Leganto at Macquarie University: impressions, adjustments and improvements
Kendall Kousek, Macquarie University

Macquarie had Equella for copyright collection. Teachers email list to library and list made searchable in Primo by unit code (via daily pipe). Move to Leganto to address some issues. Can search library for items or upload your own pdfs, images, etc.

Pilot with faculty of Arts to create reading lists for 9 courses. Next semester another 11; 1 person had done it before and confident enough to try their own. Next semester 3 departments; not many came to session but a few still created own reading list; total of 120 reading lists created.

Feedback – added survey as a citation to reading lists – not many respondents as end of semester. Later survey added to Moodle directly to capture those not using the reading list and finding out why. Teachers liked how they could track how many used links and when (eg hour before class); ability to tag readings (eg literature review, assignment, extra); students like navigability and ability to suggest readings to teacher. Student satisfaction very high: clear layout, saved time chasing readings and can track reading in the week. Library staff liked layout, ease of learning/adding PCI records; Cite It! bookmarket.

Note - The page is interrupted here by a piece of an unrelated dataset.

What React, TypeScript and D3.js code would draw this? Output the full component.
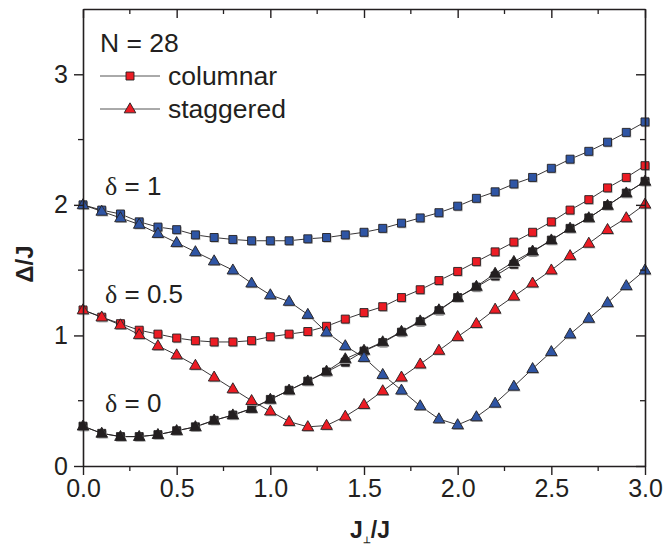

Improvements people wanted was better integration with Moodle (lots of clicks to get to article); found it slow to load; students getting confused about whether discussions should be in Moodle or Leganto. Edge broke something so told students to use other browser. Want a ‘collapse all’ button for previous weeks to get straight to today’s: ExLibris are releasing this soon. Library staff want subsections functionality (ExL not going to do this, so using ‘notes’ feature instead.)

Adjustments needed by
* students – easier to find readings in Primo – but not all are there (esp articles, chapter scans), Leganto is source of truth. So have created Resource Recommender record to link to Leganto.
* teachers – want them to create their own reading list instead of submitting it by email (or at least to include layout information in those emails). And get them to use more variety of resources.
* library staff – more collaboration, reading lists are never complete until end of semester so have to be on top of it.

Improvements
* teacher finding more engagement as students aware they can see usage! Another planning to be more ‘playful’ with reading lists. Appearance of Leganto makes students more aware of resources as resources instead of just a list. Feeling will plan their teaching through Leganto. One teacher saying “These are the questions for the week, what are teh resources you’re using to answer them?”
* students can track which readings they’ve completed, can build own collection, can export in preferred referencing style.
* library staff have communication with teachers in Leganto; inclusion of all resource types (including web links using citation bookmarklet). Using public notes (eg trigger warnings)

4th stage of pilot will involve new departments, more volunteers by word of mouth. Need better communication/training eg presentations at dept meetings.

OER not currently dealt with – functionality maybe to come – can add CC license within a reading list but then depends on how widely you share that reading list!